Even after a panic attack ends, you probably won’t feel normal right away. Many people experience what’s sometimes called a panic hangover: deep physical and mental exhaustion that can last hours or even into the next day. Your body just burned through a massive surge of stress hormones, and it needs time to recover.

Common aftereffects include feeling physically heavy or weak, muscle aches (especially in your neck and shoulders), brain fog, difficulty concentrating, irritability, sensitivity to noise and light, and trouble sleeping that night. None of this means something is wrong. It’s the natural comedown after your nervous system was pushed into overdrive. Treat yourself the way you would after a physically demanding event: drink water, eat something, rest if you can, and avoid making big decisions until the fog lifts.

Building a Longer-Term Toolkit

If you’ve had one panic attack, you may never have another. But if they’re recurring, the techniques above become more effective with practice. Box breathing works better during an attack when you’ve practiced it on calm days, because your body already knows the rhythm. The same is true for progressive muscle relaxation. Running through the full sequence (fists, biceps, forehead, jaw, shoulders, stomach, legs, feet) a few times a week trains your body to release tension on command.

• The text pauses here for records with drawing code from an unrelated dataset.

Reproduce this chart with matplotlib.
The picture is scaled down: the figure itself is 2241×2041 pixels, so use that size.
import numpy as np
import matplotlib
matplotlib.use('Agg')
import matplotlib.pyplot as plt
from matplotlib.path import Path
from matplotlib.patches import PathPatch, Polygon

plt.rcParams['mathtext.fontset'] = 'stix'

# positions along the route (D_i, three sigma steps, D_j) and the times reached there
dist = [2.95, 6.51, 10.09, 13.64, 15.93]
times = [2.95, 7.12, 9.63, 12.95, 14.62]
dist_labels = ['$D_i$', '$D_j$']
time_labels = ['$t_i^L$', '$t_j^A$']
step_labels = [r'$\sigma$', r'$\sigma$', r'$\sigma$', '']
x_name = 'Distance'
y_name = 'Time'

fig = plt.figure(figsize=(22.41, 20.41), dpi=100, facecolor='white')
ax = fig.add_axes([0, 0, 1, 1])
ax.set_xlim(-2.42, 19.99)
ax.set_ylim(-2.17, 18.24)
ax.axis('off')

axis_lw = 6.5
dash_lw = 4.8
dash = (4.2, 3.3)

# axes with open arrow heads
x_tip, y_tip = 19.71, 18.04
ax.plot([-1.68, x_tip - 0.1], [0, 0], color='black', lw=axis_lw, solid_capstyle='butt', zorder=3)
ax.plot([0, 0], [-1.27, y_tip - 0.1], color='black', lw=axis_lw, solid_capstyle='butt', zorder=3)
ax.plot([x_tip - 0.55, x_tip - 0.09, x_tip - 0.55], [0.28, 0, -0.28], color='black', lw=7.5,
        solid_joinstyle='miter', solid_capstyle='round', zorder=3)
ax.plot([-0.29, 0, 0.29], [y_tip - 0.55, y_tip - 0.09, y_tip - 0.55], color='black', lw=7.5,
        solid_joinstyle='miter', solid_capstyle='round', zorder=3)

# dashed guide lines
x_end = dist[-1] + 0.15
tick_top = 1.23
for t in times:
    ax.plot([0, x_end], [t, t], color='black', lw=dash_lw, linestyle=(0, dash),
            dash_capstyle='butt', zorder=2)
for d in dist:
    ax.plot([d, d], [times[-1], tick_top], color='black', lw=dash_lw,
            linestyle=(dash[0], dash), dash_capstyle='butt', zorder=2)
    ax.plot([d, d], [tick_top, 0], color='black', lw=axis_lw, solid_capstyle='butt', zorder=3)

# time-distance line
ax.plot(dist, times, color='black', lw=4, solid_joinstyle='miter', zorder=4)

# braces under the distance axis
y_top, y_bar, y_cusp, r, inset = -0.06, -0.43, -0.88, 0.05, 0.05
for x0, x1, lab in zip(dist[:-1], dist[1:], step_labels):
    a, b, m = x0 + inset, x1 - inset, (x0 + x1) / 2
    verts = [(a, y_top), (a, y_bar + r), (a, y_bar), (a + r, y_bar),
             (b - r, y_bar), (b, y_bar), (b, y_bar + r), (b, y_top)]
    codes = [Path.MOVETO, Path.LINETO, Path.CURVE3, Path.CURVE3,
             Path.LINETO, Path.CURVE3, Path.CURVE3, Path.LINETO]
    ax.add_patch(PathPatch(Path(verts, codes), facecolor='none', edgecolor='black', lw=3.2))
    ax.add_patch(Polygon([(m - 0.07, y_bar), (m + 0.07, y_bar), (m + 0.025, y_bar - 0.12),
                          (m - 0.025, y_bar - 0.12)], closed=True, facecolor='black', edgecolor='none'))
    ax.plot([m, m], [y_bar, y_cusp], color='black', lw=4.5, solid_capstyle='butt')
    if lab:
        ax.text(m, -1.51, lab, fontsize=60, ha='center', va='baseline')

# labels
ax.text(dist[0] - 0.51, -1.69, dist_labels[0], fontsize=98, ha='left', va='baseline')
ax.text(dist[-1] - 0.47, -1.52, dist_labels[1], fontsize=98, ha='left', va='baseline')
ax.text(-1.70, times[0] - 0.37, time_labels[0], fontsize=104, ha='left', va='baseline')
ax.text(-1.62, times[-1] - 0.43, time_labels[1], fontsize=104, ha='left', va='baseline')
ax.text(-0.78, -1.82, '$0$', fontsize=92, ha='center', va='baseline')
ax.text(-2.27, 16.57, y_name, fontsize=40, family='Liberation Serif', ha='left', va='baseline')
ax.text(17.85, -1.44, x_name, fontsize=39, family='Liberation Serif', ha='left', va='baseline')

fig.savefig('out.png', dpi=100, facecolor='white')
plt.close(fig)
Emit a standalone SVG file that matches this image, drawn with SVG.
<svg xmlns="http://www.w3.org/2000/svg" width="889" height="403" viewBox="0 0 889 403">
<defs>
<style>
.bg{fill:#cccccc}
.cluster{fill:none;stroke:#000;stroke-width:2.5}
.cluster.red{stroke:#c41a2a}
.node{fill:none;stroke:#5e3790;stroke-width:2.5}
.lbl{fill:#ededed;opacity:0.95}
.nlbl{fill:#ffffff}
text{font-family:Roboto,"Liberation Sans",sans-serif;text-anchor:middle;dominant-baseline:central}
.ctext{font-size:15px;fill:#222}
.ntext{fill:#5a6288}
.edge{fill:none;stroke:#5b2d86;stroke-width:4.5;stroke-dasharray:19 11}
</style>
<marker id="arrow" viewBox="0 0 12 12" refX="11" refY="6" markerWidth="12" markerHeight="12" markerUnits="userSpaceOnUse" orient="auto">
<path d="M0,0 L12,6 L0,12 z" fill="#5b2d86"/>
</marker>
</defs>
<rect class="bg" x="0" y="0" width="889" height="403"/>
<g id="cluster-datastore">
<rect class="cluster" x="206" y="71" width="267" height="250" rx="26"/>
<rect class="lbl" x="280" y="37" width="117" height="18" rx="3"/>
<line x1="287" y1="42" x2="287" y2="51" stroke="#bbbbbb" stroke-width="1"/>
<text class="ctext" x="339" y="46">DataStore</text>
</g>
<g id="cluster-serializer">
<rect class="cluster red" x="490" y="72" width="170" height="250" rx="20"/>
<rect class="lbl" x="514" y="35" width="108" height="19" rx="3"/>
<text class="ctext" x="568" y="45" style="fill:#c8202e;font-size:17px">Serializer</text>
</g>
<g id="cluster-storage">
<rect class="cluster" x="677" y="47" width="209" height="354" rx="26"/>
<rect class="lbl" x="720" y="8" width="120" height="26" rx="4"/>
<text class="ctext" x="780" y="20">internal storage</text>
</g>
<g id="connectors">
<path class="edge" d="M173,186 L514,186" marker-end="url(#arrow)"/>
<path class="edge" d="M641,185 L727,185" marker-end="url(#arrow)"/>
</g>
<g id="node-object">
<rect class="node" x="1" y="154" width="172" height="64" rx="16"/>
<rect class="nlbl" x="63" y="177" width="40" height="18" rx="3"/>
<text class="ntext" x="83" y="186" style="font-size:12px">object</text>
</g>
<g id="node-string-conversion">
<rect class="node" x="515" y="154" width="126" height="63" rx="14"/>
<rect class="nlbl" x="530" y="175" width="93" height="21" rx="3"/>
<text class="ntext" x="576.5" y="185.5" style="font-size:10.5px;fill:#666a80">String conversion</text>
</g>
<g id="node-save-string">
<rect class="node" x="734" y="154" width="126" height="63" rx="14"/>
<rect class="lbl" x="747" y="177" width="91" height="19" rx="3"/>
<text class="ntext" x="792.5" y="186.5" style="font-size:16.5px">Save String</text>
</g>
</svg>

One of the most counterintuitive but well-supported strategies is to stop fighting the panic. Resisting the sensations or desperately trying to make them stop can actually intensify them, because your brain interprets the resistance as confirmation that the threat is real. Instead, try acknowledging the panic without engaging with it: “My heart is racing. That’s adrenaline. It will pass.” This approach takes practice, but over time it can shorten attacks and reduce their severity. The less you fear the panic itself, the less fuel it has.